En 1998, le cinéaste italien annonçait dans Aprile vouloir «filmer la campagne électorale de la gauche et de la droite» dans une célèbre séquence où il lançait à Massimo D’Alema, en débat face à Berlusconi: «Réponds d’Alema! Dis quelque chose de gauche!». Il lui faudra huit ans pour filmer Berlusconi dans Le Caïman, multipliant les figures du Cavaliere jusqu’au vertige pour finir par l’incarner lui-même dans une scène sidérante, une confession cynique proférée à l’arrière d’une voiture. Autoportrait en Premier ministre d’un cinéaste qui avait travaillé son sujet et avait été travaillé par son sujet.

De la même façon que d’autres sujets politiques —le fascisme, le terrorisme…— ont travaillé ces dernières années des cinéastes italiens, nettement plus à l’aise sur ce terrain que les Français (Buongiorno Notte et Vincere de Marco Bellochio, Il Divo de Paolo Sorrentino…). La Conquête, lui, est moins un travail (ou alors, un travail de maquillage, de costume) qu’un pari vite résumable: «le-premier-film-français-consacré-à-un-président-en-exercice». Derrière l’argument de vente, pas grand-chose, comme un reflet de cette scène où Sarkozy dévale le podium le soir de sa victoire, salle Gaveau, et où on ne voit que du noir devant lui.

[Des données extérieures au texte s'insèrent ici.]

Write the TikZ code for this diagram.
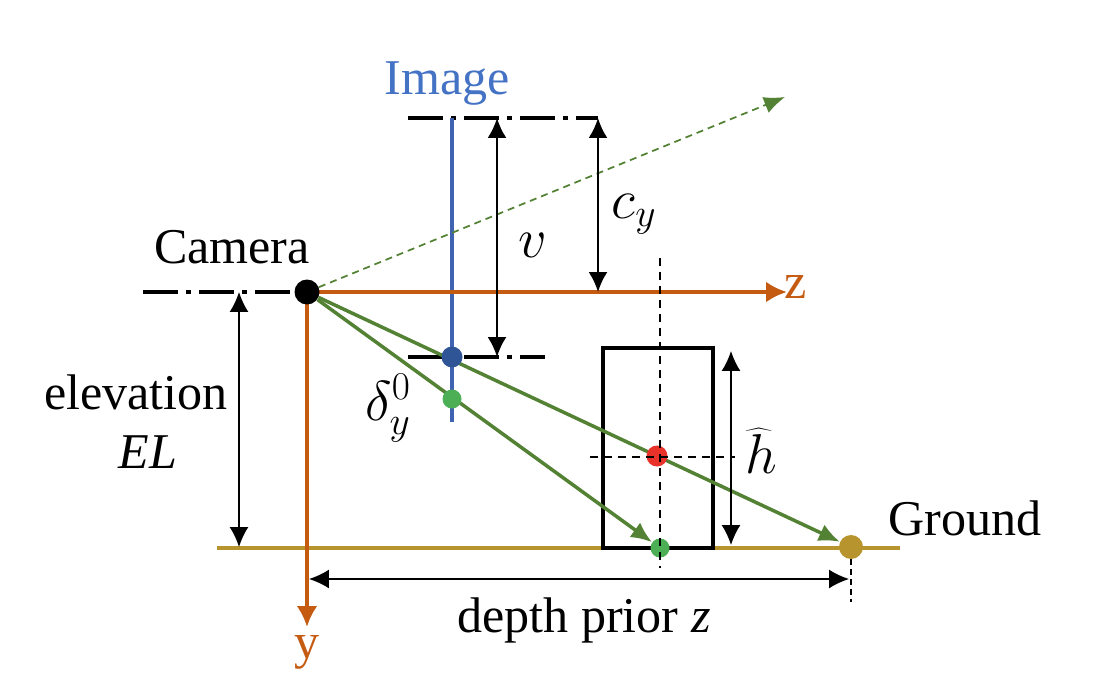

Avec La Conquête, le cinéma français s’est choisi un nouveau terrain d’élection, mais pour quel programme?

Jean-Marie Pottier

[1] Le Caïman avait été projeté à Cannes en mai 2006 quelques jours après l’éviction de Berlusconi, mais était sorti sous son mandat. Tony Blair, lui, a été joué par Michael Sheen dans deux autres film, The Queen en 2006 (mais il n’y avait pas le premier rôle) et The Special Relationship en 2010 (mais il avait déjà quitté le pouvoir).

La Conquête, de Xavier Durringer. Avec Denis Podalydès (Nicolas Sarkozy), Florence Pernel (Cécilia Sarkozy), Bernard Le Coq (Jacques Chirac), Hippolyte Girardot (Claude Guéant), Samuel Labarthe (Dominique de Villepin), Grégory Fitoussi (Laurent Solly), Dominique Besnehard (Pierre Charon), Saïda Jawad (Rachida Dati), Pierre Cassignard (Frédéric Lefebvre), Michèle Moretti (Bernadette Chirac), Mathias Mlekuz (Franck Louvrier), Michel Bompoil (Henri Guaino)... Scénario: Patrick Rotman. Production: Eric et Nicolas Altmeyer, Gaumont/Mandarin Films. Durée: 1h45. En salles depuis le 18 mai.

Article actualisé le 21 mai 2011: contrairement à ce que nous avions écrit dans un premier temps, Sarkozy, Bush, Blair et Berlusconi n'ont jamais été chefs d'Etat ou de gouvernement tous les quatre en même temps.